Requirement
Leaving out the pictures, retype the lines from the beginning of the listing through the line containing "import * as d3 from 'd3';".

+ + + +

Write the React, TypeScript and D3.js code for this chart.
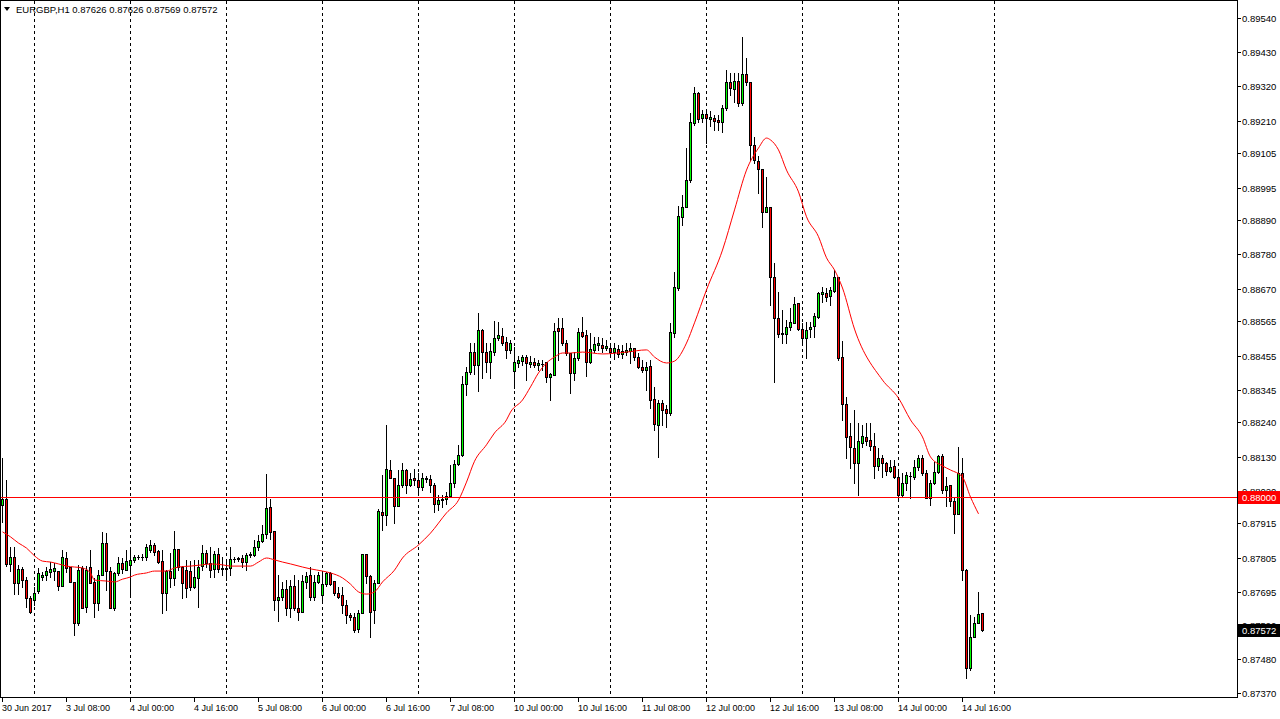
import React from 'react';
import * as d3 from 'd3';

// ---------- DATA (prices in 1e-5 points) ----------
const SYMBOL = 'EURGBP,H1';
const opens = [
87974,87994,87785,87807,87724,87769,87733,87675,87669,87698,87743,87749,87759,87762,87762,87714,87804,87775,87727,87595,
87772,87646,87775,87727,87659,87749,87852,87762,87643,87756,87788,87765,87782,87798,87807,87807,87807,87830,87846,87826,
87794,87691,87762,87740,87833,87775,87765,87762,87711,87740,87778,87820,87788,87769,87817,87772,87769,87772,87801,87801,
87804,87791,87814,87814,87839,87858,87881,87968,87891,87669,87678,87704,87643,87714,87643,87630,87727,87749,87678,87727,
87685,87720,87756,87730,87691,87685,87653,87621,87614,87576,87627,87817,87746,87637,87724,87952,87942,88087,88061,87971,
88039,88087,88039,88061,88055,88032,88061,88058,88039,87978,87990,87994,88003,88045,88106,88135,88363,88402,88466,88424,
88537,88466,88434,88466,88511,88518,88498,88473,88405,88431,88437,88450,88428,88434,88424,88428,88434,88386,88392,88544,
88544,88495,88463,88399,88447,88530,88521,88434,88473,88489,88489,88479,88479,88466,88476,88460,88466,88469,88479,88450,
88418,88408,88421,88315,88232,88302,88283,88270,88527,88672,88900,88932,89019,89203,89299,89219,89231,89215,89219,89212,
89206,89251,89334,89312,89337,89267,89360,89334,89132,89080,89055,88916,88932,88707,88576,88527,88524,88547,88560,88624,
88540,88511,88540,88550,88579,88653,88656,88646,88662,88707,88450,88299,88196,88158,88109,88174,88193,88183,88164,88100,
88125,88109,88084,88100,88064,88007,88045,88068,88064,88096,88125,88077,87997,88045,88080,88132,88023,88039,87987,87946,
88077,87765,87450,87550,87595,87626];
const highs = [
88126,88055,87839,87839,87782,87775,87743,87682,87711,87772,87759,87775,87791,87788,87762,87830,87823,87775,87727,87782,
87778,87778,87830,87740,87765,87888,87884,87775,87759,87807,87804,87830,87830,87814,87814,87817,87849,87862,87852,87830,
87830,87765,87820,87891,87833,87778,87798,87794,87798,87798,87846,87830,87839,87826,87836,87807,87798,87839,87807,87807,
87814,87820,87823,87862,87878,87910,88074,87994,87891,87749,87727,87733,87733,87749,87733,87749,87759,87775,87749,87759,
87756,87759,87759,87730,87711,87711,87669,87627,87627,87637,87817,87817,87749,87733,87962,88071,88231,88119,88061,88087,
88109,88090,88077,88090,88077,88077,88068,88071,88045,88007,88007,88016,88103,88119,88167,88389,88418,88495,88495,88592,
88540,88495,88495,88566,88563,88543,88514,88505,88482,88453,88457,88457,88453,88447,88441,88441,88434,88399,88560,88576,
88576,88505,88463,88466,88543,88579,88537,88527,88514,88514,88511,88505,88495,88495,88489,88489,88495,88495,88479,88463,
88441,88434,88441,88354,88312,88312,88296,88560,88724,88936,88971,89122,89235,89318,89302,89244,89244,89241,89228,89228,
89260,89373,89363,89363,89363,89479,89411,89334,89157,89096,89055,89029,88932,88752,88659,88601,88569,88608,88643,88624,
88560,88563,88563,88592,88659,88675,88672,88675,88730,88707,88502,88322,88238,88280,88238,88232,88238,88238,88206,88158,
88135,88112,88119,88119,88087,88077,88080,88080,88119,88135,88135,88087,88055,88112,88135,88138,88064,88039,88000,88161,
88126,87769,87621,87614,87695,87626];
const lows = [
87920,87778,87762,87688,87688,87711,87646,87627,87653,87691,87733,87733,87743,87733,87701,87714,87759,87727,87556,87589,
87643,87630,87724,87614,87637,87749,87701,87643,87637,87749,87756,87765,87678,87791,87801,87798,87798,87823,87814,87788,
87627,87637,87711,87717,87765,87675,87678,87701,87707,87646,87765,87775,87743,87743,87759,87749,87733,87749,87791,87794,
87775,87765,87807,87811,87830,87855,87868,87865,87637,87601,87669,87621,87614,87637,87605,87630,87707,87669,87669,87724,
87659,87714,87717,87685,87675,87627,87595,87605,87566,87566,87627,87724,87550,87595,87724,87894,87910,88061,87917,87971,
88032,88013,88036,88039,88013,88023,88048,88016,87952,87958,87968,87978,88000,88032,88103,88132,88328,88395,88395,88341,
88383,88402,88383,88457,88505,88489,88447,88463,88351,88418,88424,88376,88418,88418,88408,88408,88370,88312,88392,88441,
88489,88457,88335,88376,88441,88514,88389,88431,88466,88473,88466,88473,88457,88444,88450,88447,88457,88431,88441,88415,
88402,88344,88286,88216,88128,88232,88225,88264,88514,88666,88875,88932,89013,89196,89206,89206,89138,89193,89180,89180,
89174,89244,89292,89270,89257,89260,89325,89084,89074,88977,88868,88916,88617,88370,88514,88495,88495,88537,88560,88537,
88495,88447,88514,88514,88576,88627,88630,88617,88659,88441,88248,88126,88094,88045,88007,88161,88167,88151,88061,88087,
88064,88071,88080,88061,87997,88000,88023,87997,88058,88087,88071,87997,87974,88042,88077,88013,87971,87971,87884,87946,
87733,87418,87444,87550,87595,87569];
const closes = [
87994,87785,87807,87724,87769,87733,87675,87630,87691,87756,87749,87762,87769,87772,87714,87807,87772,87727,87595,87765,
87643,87765,87724,87659,87749,87852,87762,87643,87756,87788,87769,87794,87798,87807,87807,87807,87839,87846,87823,87791,
87691,87762,87740,87833,87775,87724,87707,87711,87743,87775,87820,87788,87765,87817,87769,87769,87772,87801,87801,87804,
87791,87814,87817,87839,87858,87881,87965,87888,87669,87678,87704,87643,87714,87643,87630,87730,87746,87678,87727,87749,
87720,87756,87720,87691,87678,87653,87621,87614,87572,87627,87817,87746,87630,87724,87955,87942,88090,88061,87971,88039,
88087,88039,88058,88055,88032,88061,88058,88039,87978,87990,87994,88003,88045,88106,88135,88363,88402,88466,88424,88537,
88466,88434,88469,88511,88521,88495,88473,88495,88434,88441,88450,88431,88434,88424,88431,88428,88386,88395,88534,88534,
88495,88463,88399,88447,88530,88518,88434,88476,88492,88495,88479,88485,88466,88479,88460,88469,88473,88479,88450,88418,
88408,88418,88312,88235,88302,88280,88270,88531,88675,88903,88932,89019,89206,89299,89215,89231,89219,89222,89209,89206,
89251,89334,89315,89337,89267,89360,89334,89132,89084,89055,88916,88932,88707,88576,88524,88524,88547,88563,88621,88540,
88511,88537,88547,88582,88656,88659,88643,88666,88707,88447,88299,88193,88161,88109,88180,88196,88180,88164,88100,88125,
88109,88084,88096,88064,88007,88045,88071,88068,88096,88125,88077,87997,88045,88080,88132,88023,88035,87987,87946,88077,
87765,87450,87550,87595,87624,87572];

// Moving average: bar index -> value
const maIndex = [0,2,4,6,8,10,12,14,16,18,20,22,23,26,28,30,32,33,36,38,41,43,44,47,50,52,55,57,60,62,64,66,68,70,72,75,77,80,82,85,87,89,91,93,95,98,100,104,107,111,114,116,118,121,123,126,127,130,132,134,136,138,140,142,145,150,156,161,163,166,168,171,173,176,180,183,186,189,191,192,194,196,199,201,204,206,208,210,213,220,224,227,230,232,235,237,240,242,244];
const maValue = [87888,87872,87852,87836,87811,87794,87791,87785,87778,87775,87772,87756,87733,87730,87727,87736,87743,87749,87756,87762,87762,87772,87775,87778,87782,87785,87782,87778,87778,87778,87791,87804,87798,87791,87785,87775,87769,87762,87756,87740,87720,87695,87688,87695,87727,87765,87804,87846,87884,87949,87990,88048,88115,88168,88206,88248,88273,88312,88354,88399,88431,88450,88463,88463,88466,88460,88466,88473,88450,88431,88437,88495,88560,88666,88794,88923,89051,89122,89154,89148,89116,89051,88981,88901,88837,88769,88730,88672,88540,88376,88318,88248,88193,88129,88100,88087,88064,88000,87946];

const priceTicks = [89540,89430,89320,89210,89105,88995,88890,88780,88670,88565,88455,88345,88240,88130,88020,87915,87805,87695,87590,87480,87370];
const timeLabelIndex = [0,16,32,48,64,80,96,112,128,144,160,176,192,208,224,240];
const timeLabels = ['30 Jun 2017','3 Jul 08:00','4 Jul 00:00','4 Jul 16:00','5 Jul 08:00','6 Jul 00:00','6 Jul 16:00','7 Jul 08:00','10 Jul 00:00','10 Jul 16:00','11 Jul 08:00','12 Jul 00:00','12 Jul 16:00','13 Jul 08:00','14 Jul 00:00','14 Jul 16:00'];
const dayStartIndex = [8,32,56,80,104,128,152,176,200,224,248];
const levelLine = 88000;

const PT = 1e5;
const fmt = (v: number) => (v / PT).toFixed(5);

export default function App() {
  const n = closes.length;
  const plotRight = 1237;
  const plotBottom = 697;
  const x = d3.scaleLinear().domain([0, n - 1]).range([2, 2 + 4 * (n - 1)]);
  const y = d3.scaleLinear().domain([87370, 89540]).range([693, 18]);
  const ry = (v: number) => Math.round(y(v));
  const font = "'Liberation Sans', Arial, sans-serif";

  const maLine = d3.line<number>()
    .x((_, i) => x(maIndex[i]) + 0.5)
    .y((v) => y(v))
    .curve(d3.curveMonotoneX)(maValue) || '';

  const last = closes[n - 1];
  const lvY = ry(levelLine);
  const lastY = ry(last);

  return (
    <div style={{ position: 'absolute', left: 0, top: 0 }}>
      <svg width={1280} height={719} style={{ display: 'block', background: '#fff' }}>
        <rect x={0} y={0} width={1280} height={719} fill="#fff" />
        {/* grid */}
        {dayStartIndex.map((d) => (
          <line key={'g' + d} x1={x(d) + 0.5} x2={x(d) + 0.5} y1={1} y2={plotBottom}
            stroke="#000" strokeWidth={1} strokeDasharray="3,3" shapeRendering="crispEdges" />
        ))}
        {/* candles */}
        <g shapeRendering="crispEdges">
          {closes.map((c, i) => {
            const o = opens[i];
            const cx = Math.round(x(i));
            const yh = ry(highs[i]);
            const yl = ry(lows[i]);
            const top = ry(Math.max(o, c));
            const bot = ry(Math.min(o, c));
            const bull = c >= o;
            return (
              <g key={i}>
                <rect x={cx} y={yh} width={1} height={yl - yh + 1} fill="#000" />
                {bot - top < 2 ? (
                  <rect x={cx - 1} y={top} width={3} height={bot - top + 1} fill="#000" />
                ) : (
                  <rect x={cx - 0.5} y={top + 0.5} width={2} height={bot - top}
                    fill={bull ? '#00ff00' : '#ff0000'} stroke="#000" strokeWidth={1} />
                )}
              </g>
            );
          })}
        </g>
        {/* level line */}
        <rect x={0} y={lvY} width={plotRight} height={1} fill="#ff0000" shapeRendering="crispEdges" />
        {/* moving average */}
        <path d={maLine} fill="none" stroke="#ff0000" strokeWidth={1} />
        {/* frame */}
        <g shapeRendering="crispEdges" stroke="#000" strokeWidth={1}>
          <line x1={0.5} x2={0.5} y1={0} y2={plotBottom + 1} />
          <line x1={plotRight + 0.5} x2={plotRight + 0.5} y1={0} y2={plotBottom + 1} />
          <line x1={0} x2={plotRight + 1} y1={0.5} y2={0.5} />
          <line x1={0} x2={plotRight + 1} y1={plotBottom + 0.5} y2={plotBottom + 0.5} />
        </g>
        {/* price axis */}
        <g fontFamily={font} fontSize={9.5} fill="#000">
          {priceTicks.map((p) => {
            const yy = ry(p);
            return (
              <g key={'p' + p}>
                <line x1={plotRight + 1} x2={plotRight + 4} y1={yy + 0.5} y2={yy + 0.5} stroke="#000" shapeRendering="crispEdges" />
                <text x={1242} y={yy + 3.5}>{fmt(p)}</text>
              </g>
            );
          })}
        </g>
        {/* time axis */}
        <g fontFamily={font} fontSize={9} fill="#000">
          {timeLabelIndex.map((t, k) => {
            const xx = Math.round(x(t));
            return (
              <g key={'t' + t}>
                <line x1={xx + 0.5} x2={xx + 0.5} y1={plotBottom + 1} y2={plotBottom + 5} stroke="#000" shapeRendering="crispEdges" />
                <text x={xx} y={711}>{timeLabels[k]}</text>
              </g>
            );
          })}
        </g>
        {/* level label */}
        <rect x={plotRight + 1} y={lvY - 6} width={42} height={13} fill="#ff0000" shapeRendering="crispEdges" />
        <text x={1242} y={lvY + 3.5} fontFamily={font} fontSize={9.5} fill="#fff">{fmt(levelLine)}</text>
        {/* last price label */}
        <rect x={plotRight + 1} y={lastY - 6} width={42} height={13} fill="#000" shapeRendering="crispEdges" />
        <text x={1242} y={lastY + 3.5} fontFamily={font} fontSize={9.5} fill="#fff">{fmt(last)}</text>
        {/* title */}
        <path d="M4,7 L10,7 L7,11 Z" fill="#000" />
        <text x={16} y={13} fontFamily={font} fontSize={9.5} fill="#000">
          {`${SYMBOL}  ${fmt(opens[n - 1])} ${fmt(highs[n - 1])} ${fmt(lows[n - 1])} ${fmt(last)}`}
        </text>
      </svg>
    </div>
  );
}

+ + + +

Exercise solution
Write the React, TypeScript and D3.js code for this chart.
import React from 'react';
import * as d3 from 'd3';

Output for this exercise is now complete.